My first guess would be loose or corroded ware or a half dead battery.  

I would try to check the voltage with the volt meter grounded at the ground connector on the motor, with the + probe at the + terminal on the motor. Try to start the motor and see where the volts go when it clicks.

Also, if you have a battery charger ( which everybody should have- a nice one is pretty cheap these days), it never hurts to top off the battery, whether it's dead or not. 12 volts even could be low.


----------



## nightfly (Jul 7, 2011)

Battery is brand new. Cleaned all the connections. Even tried to jump start it off my truck.


----------



## AfterHours2 (Aug 2, 2010)

Verify the kill switch is working properly [smiley=1-mmm.gif]


----------



## Creek Runner (Sep 1, 2011)

> Verify the kill switch is working properly  [smiley=1-mmm.gif]


Kill switch wouldn't mKe it click, nothing would happen. pull the starter motor off, ground the starter and then touch the hot post to a hot wire coming a hot battery if the starter motor engages starter is good, R&R solenoid 

Hot wire used should be 4 gauge wire or better. 

Check all connections 1st, your bench testing the starter if connections are good only thing left is the solenoid.


----------



## timemachine (Sep 1, 2014)

> Battery is brand new.  Cleaned all the connections. Even tried to jump start it off my truck.

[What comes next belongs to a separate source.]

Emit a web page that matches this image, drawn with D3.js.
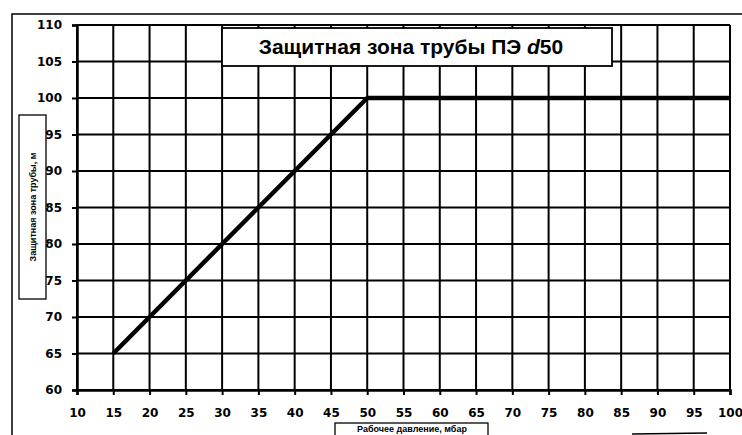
<!DOCTYPE html>
<html><head><meta charset="utf-8">
<script src="https://cdn.jsdelivr.net/npm/d3@7"></script>
<style>body{margin:0;background:#fff}svg{display:block}</style>
</head><body>
<svg id="c" width="742" height="435"></svg>
<script>
const pressure = [15,20,25,30,35,40,45,50,55,60,65,70,75,80,85,90,95,100];
const zone     = [65,70,75,80,85,90,95,100,100,100,100,100,100,100,100,100,100,100];
const xTicks = [10,15,20,25,30,35,40,45,50,55,60,65,70,75,80,85,90,95,100];
const yTicks = [60,65,70,75,80,85,90,95,100,105,110];
const titleMain = "Защитная зона трубы ПЭ ";
const titleD = "d";
const titleNum = "50";
const yTitle = "Защитная зона трубы, м";
const xTitle = "Рабочее давление, мбар";

const svg = d3.select("#c");
const L = 77, R = 730, T = 25, B = 390;
const x = d3.scaleLinear().domain([10,100]).range([L,R]);
const y = d3.scaleLinear().domain([60,110]).range([B,T]);

// outer frame
svg.append("path").attr("d","M12,440 L12,14 L760,14").attr("fill","none").attr("stroke","#000").attr("stroke-width",1.5);

// grid
const g = svg.append("g");
g.selectAll(".hg").data(yTicks).join("line")
  .attr("x1",L).attr("x2",R).attr("y1",d=>y(d)).attr("y2",d=>y(d))
  .attr("stroke","#000").attr("stroke-width",2);
g.selectAll(".vg").data(xTicks).join("line")
  .attr("y1",T).attr("y2",B).attr("x1",d=>x(d)).attr("x2",d=>x(d))
  .attr("stroke","#000").attr("stroke-width",2);

// axes
const yAxis = d3.axisLeft(y).tickValues(yTicks).tickSize(5).tickPadding(10);
const xAxis = d3.axisBottom(x).tickValues(xTicks).tickSize(5).tickPadding(13);
const ya = svg.append("g").attr("transform",`translate(${L},0)`).call(yAxis);
const xa = svg.append("g").attr("transform",`translate(0,${B})`).call(xAxis);
[ya,xa].forEach(a=>{
  a.select(".domain").attr("stroke","#000").attr("stroke-width",2.5);
  a.selectAll(".tick line").attr("stroke","#000").attr("stroke-width",2);
  a.selectAll("text").attr("fill","#000").attr("font-family","DejaVu Sans").attr("font-weight","bold").attr("font-size",12);
});

// title box
svg.append("rect").attr("x",222).attr("y",28).attr("width",390).attr("height",38)
  .attr("fill","#fff").attr("stroke","#000").attr("stroke-width",1.8);
const tt = svg.append("text").attr("x",411).attr("y",54).attr("text-anchor","middle")
  .attr("font-family","Liberation Sans").attr("font-weight","bold").attr("font-size",21).attr("fill","#000");
tt.append("tspan").text(titleMain);
tt.append("tspan").attr("font-style","italic").text(titleD);
tt.append("tspan").text(titleNum);

// line
svg.append("path").datum(pressure.map((p,i)=>[p,zone[i]]))
  .attr("d",d3.line().x(d=>x(d[0])).y(d=>y(d[1])))
  .attr("fill","none").attr("stroke","#000").attr("stroke-width",4.5).attr("stroke-linejoin","round");

// y title box
svg.append("rect").attr("x",19).attr("y",115).attr("width",27).attr("height",184)
  .attr("fill","#fff").attr("stroke","#000").attr("stroke-width",1.3);
svg.append("text").attr("transform","translate(36,207) rotate(-90)").attr("text-anchor","middle")
  .attr("font-family","Liberation Sans").attr("font-weight","bold").attr("font-size",9).attr("fill","#000").text(yTitle);

// x title box
svg.append("rect").attr("x",335).attr("y",423).attr("width",153).attr("height",20)
  .attr("fill","#fff").attr("stroke","#000").attr("stroke-width",1.3);
svg.append("text").attr("x",412).attr("y",432).attr("text-anchor","middle")
  .attr("font-family","Liberation Sans").attr("font-weight","bold").attr("font-size",9).attr("fill","#000").text(xTitle);

// bottom-right frame fragment
svg.append("line").attr("x1",632).attr("x2",707).attr("y1",434).attr("y2",433).attr("stroke","#000").attr("stroke-width",1.3);
</script>
</body></html>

One thing I've learned, after 40 years of messing around with wires, including working as a tech and engineer, is never to assume anything. you have a voltometer, trace through the circuit and see where the volts go when you hear the click. (the volts have to be going somewhere) If you want, start at the battery terminals, and then work both leads to the starter. A click usually means that there is some continuity, but either too much resistance, or not enough juice.

It's possible that it is the starter, but I would exclude all the possibilities first. Simple first, then think complex.


----------